Showcasing is the appropriate word. In its presentation, this is an old-fashioned exhibition, firmly constrained by its location in the central area of what is basically a Masonic research library. The exhibition features a row of horizontal display cases, mainly filled with books and documents, with none of the interactive opportunities or audio-visual effects that vie for the attention of visitors at some other bicentenary displays. It is also probably the only one of the 2007 slavery or abolition exhibitions that visitors have to sign their names twice (first at the entrance to the building and again on penetrating to the library) to get into. Such conditions of viewing may have a deterrent effect on passing trade, and some of those who persevere may be disappointed by what they find. This is not an exhibition for those who feel that presentations on this subject ought to offer imaginative evocations of the horrors of the middle passage, the backbreaking atrocities of the plantation system, or the deeper cruelties of slavery in general. Nor does if offer a strong organizing narrative for those who seek education on the historical logic and chronology of transatlantic slavery as a system, and of the movements and resistances that produced its eventual demolition. Nor does it expose or explore the legacies of slavery within contemporary society or within the global economic system. Or the multiple forms of enslaved labour persisting in the world today. It does, however, offer an unfamiliar and at times illuminating and suggestive angle of approach to the complex social histories of slavery and emancipation, and to their implications on both sides of the Atlantic.

For the most part, the insights available here are social rather than political. Many Freemasons were, of course, active as individuals in the political campaigns for and against the slave trade, and for and against the eventual emancipation of the enslaved. One section of the exhibition draws attention, for example, to the prominent role of the Duke of Sussex (son of George III and Grand Master of the United Grand Lodge of England from 1813-1843), first as a pro-slavery opponent of the Slave Importation Restriction Bill in 1806, and then as a supporter of anti-slavery viewpoints in later decades. The same display also highlights another royal freemason, Frederick Duke of Gloucester, whose anti-slavery opinions were reflected in his role as patron of the African Institution. The Masonic involvement of two abolitionists from the north-east of England, James Stanfield and William Hutcheson are also revealed. On the American side of the Atlantic, Benjamin Franklin is cited as another whose Masonic affiliation was combined, at least in later life, with a vigorous anti-slavery commitment. Occasional documents offer hints also of a more collective kind of investment in the anti-slavery cause. The case is mentioned, for example, of lodges in Kent seeking guidance on the legitimacy of contributing to the costs of funding an anti-slavery bill, and of the Gravesend lodge whose change of name to 'Lodge of Freedom' may perhaps have been influenced by the publicity given to the abolitionist campaign. Reference is made also to the prominence of Freemasons' Hall, one of London's leading public venues, as the site of numerous meetings organized by anti-slavery organizations in the decades after abolition.

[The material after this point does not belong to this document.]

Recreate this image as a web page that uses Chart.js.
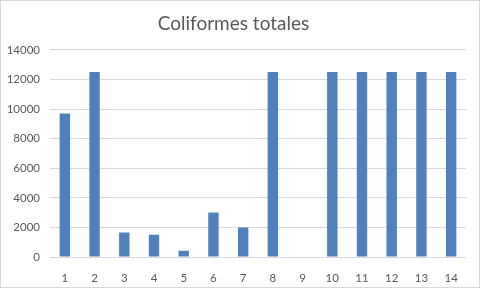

But Masonic lodges were themselves debarred by their constitutions from holding or participating in political or religious controversies, and Masonic sources therefore contribute relatively little to our knowledge of the terms in which political battles over slavery were fought out, or of the political organization of pro- or anti-slavery campaigns. The handful of Masonic lodges that would later name themselves after Wilberforce would be forging a mental association between Masonic and abolitionist causes that could not have been asserted at a time when debates over slavery and abolition were the stuff of current politics.